We will see what ends up happening. The really cool thing about what I get to do now is that I get to touch a little bit on all of those fields in real life. By managing my training, working on product development and fulfilling my sponsorship obligations, I get to learn and experience so many different things. It would be really hard for me to focus in one area.
MBA: Do you have any other career training?
Kyle: The only somewhat formal training I have is from this past summer, driving tractors while helping to build the Boise Bike Park.
MBA: Did you earn any awards in school?
MBA: What other sports do you like besides mountain biking?
Kyle: Motocross, rock climbing, swimming and football.
MBA: Have you competed in them?
Kyle: Yeah, just a few times, for fun.

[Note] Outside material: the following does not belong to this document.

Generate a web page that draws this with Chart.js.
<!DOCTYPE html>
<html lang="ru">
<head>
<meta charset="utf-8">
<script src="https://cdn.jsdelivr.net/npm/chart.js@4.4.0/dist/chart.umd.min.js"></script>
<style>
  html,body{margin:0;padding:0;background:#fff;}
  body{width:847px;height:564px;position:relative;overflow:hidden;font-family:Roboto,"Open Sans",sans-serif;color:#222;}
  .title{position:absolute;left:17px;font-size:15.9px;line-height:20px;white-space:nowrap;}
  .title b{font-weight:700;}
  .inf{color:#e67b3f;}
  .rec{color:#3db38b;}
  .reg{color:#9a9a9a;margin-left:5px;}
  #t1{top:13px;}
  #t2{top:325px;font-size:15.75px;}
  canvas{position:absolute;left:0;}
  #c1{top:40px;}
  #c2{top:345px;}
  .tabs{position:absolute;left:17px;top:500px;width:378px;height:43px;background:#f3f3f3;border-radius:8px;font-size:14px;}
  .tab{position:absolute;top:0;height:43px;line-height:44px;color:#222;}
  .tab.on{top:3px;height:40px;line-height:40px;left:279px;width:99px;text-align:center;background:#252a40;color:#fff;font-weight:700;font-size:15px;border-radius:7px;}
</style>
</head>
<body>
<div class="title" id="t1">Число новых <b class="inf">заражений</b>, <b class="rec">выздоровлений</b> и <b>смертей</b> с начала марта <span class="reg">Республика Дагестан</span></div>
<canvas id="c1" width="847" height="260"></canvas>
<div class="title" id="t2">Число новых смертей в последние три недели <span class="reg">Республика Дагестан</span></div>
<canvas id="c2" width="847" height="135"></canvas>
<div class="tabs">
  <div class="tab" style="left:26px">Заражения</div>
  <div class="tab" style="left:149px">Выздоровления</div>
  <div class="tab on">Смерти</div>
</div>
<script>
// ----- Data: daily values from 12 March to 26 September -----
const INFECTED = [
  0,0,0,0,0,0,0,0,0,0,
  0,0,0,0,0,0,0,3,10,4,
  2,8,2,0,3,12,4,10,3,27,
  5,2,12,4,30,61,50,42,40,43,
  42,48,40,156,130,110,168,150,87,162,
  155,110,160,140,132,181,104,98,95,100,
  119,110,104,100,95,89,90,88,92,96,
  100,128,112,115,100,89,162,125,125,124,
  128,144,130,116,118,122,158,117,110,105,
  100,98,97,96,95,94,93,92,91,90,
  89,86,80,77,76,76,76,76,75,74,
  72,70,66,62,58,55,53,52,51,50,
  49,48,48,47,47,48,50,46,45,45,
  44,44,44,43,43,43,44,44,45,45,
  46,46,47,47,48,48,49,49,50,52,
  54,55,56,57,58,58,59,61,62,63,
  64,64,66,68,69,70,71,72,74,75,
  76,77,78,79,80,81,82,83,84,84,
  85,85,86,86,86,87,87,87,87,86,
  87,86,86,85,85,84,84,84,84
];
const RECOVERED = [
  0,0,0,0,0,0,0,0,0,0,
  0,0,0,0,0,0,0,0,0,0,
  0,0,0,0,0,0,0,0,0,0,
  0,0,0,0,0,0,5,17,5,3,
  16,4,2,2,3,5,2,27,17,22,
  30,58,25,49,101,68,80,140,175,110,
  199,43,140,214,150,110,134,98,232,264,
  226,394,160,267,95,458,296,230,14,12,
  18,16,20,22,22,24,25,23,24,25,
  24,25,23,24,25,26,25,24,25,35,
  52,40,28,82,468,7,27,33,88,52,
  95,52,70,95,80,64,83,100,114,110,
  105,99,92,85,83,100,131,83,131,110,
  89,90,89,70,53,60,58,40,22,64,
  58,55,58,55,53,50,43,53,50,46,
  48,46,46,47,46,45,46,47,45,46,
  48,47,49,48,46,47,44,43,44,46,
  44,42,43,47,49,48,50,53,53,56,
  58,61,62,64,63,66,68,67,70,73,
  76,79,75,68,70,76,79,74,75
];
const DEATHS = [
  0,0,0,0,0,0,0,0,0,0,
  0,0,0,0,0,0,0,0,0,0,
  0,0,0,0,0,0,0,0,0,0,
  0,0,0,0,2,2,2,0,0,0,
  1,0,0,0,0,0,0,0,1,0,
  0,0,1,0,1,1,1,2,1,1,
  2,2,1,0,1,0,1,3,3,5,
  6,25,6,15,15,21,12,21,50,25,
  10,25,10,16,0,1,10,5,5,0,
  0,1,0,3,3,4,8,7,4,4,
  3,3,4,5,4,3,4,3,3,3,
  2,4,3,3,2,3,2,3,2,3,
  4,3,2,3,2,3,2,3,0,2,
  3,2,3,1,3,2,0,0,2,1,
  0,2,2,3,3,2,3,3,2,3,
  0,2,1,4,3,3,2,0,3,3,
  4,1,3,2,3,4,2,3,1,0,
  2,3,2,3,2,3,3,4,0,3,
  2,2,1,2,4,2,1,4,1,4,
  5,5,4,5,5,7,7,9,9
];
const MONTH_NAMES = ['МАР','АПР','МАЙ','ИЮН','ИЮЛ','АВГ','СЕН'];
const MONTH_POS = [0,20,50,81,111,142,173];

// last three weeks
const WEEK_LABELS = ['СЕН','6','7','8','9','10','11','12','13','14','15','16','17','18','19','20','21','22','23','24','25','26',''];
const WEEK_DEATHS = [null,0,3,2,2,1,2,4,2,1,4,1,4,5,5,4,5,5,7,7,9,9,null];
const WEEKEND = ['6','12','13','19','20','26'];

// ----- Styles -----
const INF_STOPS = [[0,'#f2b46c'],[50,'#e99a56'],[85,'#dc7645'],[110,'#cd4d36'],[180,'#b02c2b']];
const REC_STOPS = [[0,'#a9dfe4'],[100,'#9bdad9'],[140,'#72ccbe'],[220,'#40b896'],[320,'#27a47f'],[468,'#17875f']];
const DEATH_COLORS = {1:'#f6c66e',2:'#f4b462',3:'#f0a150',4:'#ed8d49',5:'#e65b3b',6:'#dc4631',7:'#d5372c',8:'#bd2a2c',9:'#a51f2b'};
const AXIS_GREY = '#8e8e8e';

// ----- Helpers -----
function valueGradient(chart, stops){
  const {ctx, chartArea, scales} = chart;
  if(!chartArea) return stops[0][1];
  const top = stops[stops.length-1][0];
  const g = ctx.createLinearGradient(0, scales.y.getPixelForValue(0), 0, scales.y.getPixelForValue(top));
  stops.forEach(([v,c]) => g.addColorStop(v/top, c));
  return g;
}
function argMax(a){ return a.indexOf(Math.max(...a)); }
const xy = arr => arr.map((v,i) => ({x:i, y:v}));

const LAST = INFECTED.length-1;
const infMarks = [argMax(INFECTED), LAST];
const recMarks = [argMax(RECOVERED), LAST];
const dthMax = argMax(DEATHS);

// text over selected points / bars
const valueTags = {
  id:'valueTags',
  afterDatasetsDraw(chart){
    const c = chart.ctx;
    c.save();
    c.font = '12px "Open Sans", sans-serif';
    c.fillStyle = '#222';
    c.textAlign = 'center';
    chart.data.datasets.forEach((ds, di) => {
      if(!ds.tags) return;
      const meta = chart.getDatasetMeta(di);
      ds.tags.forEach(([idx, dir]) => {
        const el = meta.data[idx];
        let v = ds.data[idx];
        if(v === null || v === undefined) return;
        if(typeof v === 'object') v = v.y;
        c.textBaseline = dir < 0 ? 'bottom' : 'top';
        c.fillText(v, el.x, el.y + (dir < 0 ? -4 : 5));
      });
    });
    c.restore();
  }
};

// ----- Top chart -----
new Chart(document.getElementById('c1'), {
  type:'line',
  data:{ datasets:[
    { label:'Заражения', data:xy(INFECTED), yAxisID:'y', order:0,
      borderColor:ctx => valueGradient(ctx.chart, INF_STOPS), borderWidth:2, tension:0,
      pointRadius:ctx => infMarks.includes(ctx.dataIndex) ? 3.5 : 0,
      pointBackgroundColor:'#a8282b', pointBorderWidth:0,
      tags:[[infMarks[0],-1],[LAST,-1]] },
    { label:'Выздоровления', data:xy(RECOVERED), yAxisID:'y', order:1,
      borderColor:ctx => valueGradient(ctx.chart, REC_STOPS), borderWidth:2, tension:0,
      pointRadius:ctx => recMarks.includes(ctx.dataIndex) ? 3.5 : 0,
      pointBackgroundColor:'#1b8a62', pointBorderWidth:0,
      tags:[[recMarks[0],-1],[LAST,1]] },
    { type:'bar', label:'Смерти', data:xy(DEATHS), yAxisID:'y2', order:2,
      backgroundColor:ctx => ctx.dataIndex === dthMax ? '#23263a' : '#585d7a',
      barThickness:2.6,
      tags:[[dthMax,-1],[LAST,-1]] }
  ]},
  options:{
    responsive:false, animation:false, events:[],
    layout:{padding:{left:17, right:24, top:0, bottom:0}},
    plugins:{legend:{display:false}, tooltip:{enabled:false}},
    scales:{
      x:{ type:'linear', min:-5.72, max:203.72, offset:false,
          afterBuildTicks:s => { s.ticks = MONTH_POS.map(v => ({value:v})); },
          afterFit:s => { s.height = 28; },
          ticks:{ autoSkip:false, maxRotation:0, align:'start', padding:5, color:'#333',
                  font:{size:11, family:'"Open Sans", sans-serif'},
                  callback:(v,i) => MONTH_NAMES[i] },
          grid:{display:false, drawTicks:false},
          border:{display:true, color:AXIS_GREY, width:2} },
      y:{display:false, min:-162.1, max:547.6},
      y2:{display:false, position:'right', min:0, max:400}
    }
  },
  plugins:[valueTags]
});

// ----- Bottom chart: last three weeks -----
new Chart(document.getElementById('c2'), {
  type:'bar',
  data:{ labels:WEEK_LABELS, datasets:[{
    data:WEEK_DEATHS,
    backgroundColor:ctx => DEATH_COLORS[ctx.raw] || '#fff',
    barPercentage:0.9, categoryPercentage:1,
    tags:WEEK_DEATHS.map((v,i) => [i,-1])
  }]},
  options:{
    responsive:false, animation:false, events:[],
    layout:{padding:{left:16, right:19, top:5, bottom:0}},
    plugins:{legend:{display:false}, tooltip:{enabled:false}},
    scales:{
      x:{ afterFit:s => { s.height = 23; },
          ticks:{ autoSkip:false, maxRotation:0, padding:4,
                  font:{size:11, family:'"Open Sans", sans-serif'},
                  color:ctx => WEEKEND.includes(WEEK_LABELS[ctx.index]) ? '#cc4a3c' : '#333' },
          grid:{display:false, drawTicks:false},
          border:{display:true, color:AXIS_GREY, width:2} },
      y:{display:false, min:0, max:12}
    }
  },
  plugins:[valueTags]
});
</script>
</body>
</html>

I have done some moto hare scrambles.
MBA: How well have you done?
Kyle: Nothing spectacular, just some podiums in the beginner class.
MBA: Can you tell us something interesting or unusual about yourself or your family that is not widely known.
Kyle: This one is hard. I am usually pretty open, so I don’t know what isn’t widely known. Maybe that I lived out of a van for all of 2017? I got really sick and tired of paying rent and just bailed. I had a storage unit in Chico and loaded up my van and just lived out of it all year as my apartment. I would shower at local gyms or jump hotel pool fences and sleep in random industrial parking lots where I could find other white vans that looked like mine. It was a really good learning experience, and I was able to spend a lot of time sorting through some personal issues and fears I hadn’t been able to address. I wouldn’t trade that experience for anything, but I am glad that phase is done. I have an awesome girlfriend up here in Boise, Idaho, and we just bought a house together, which has been really cool!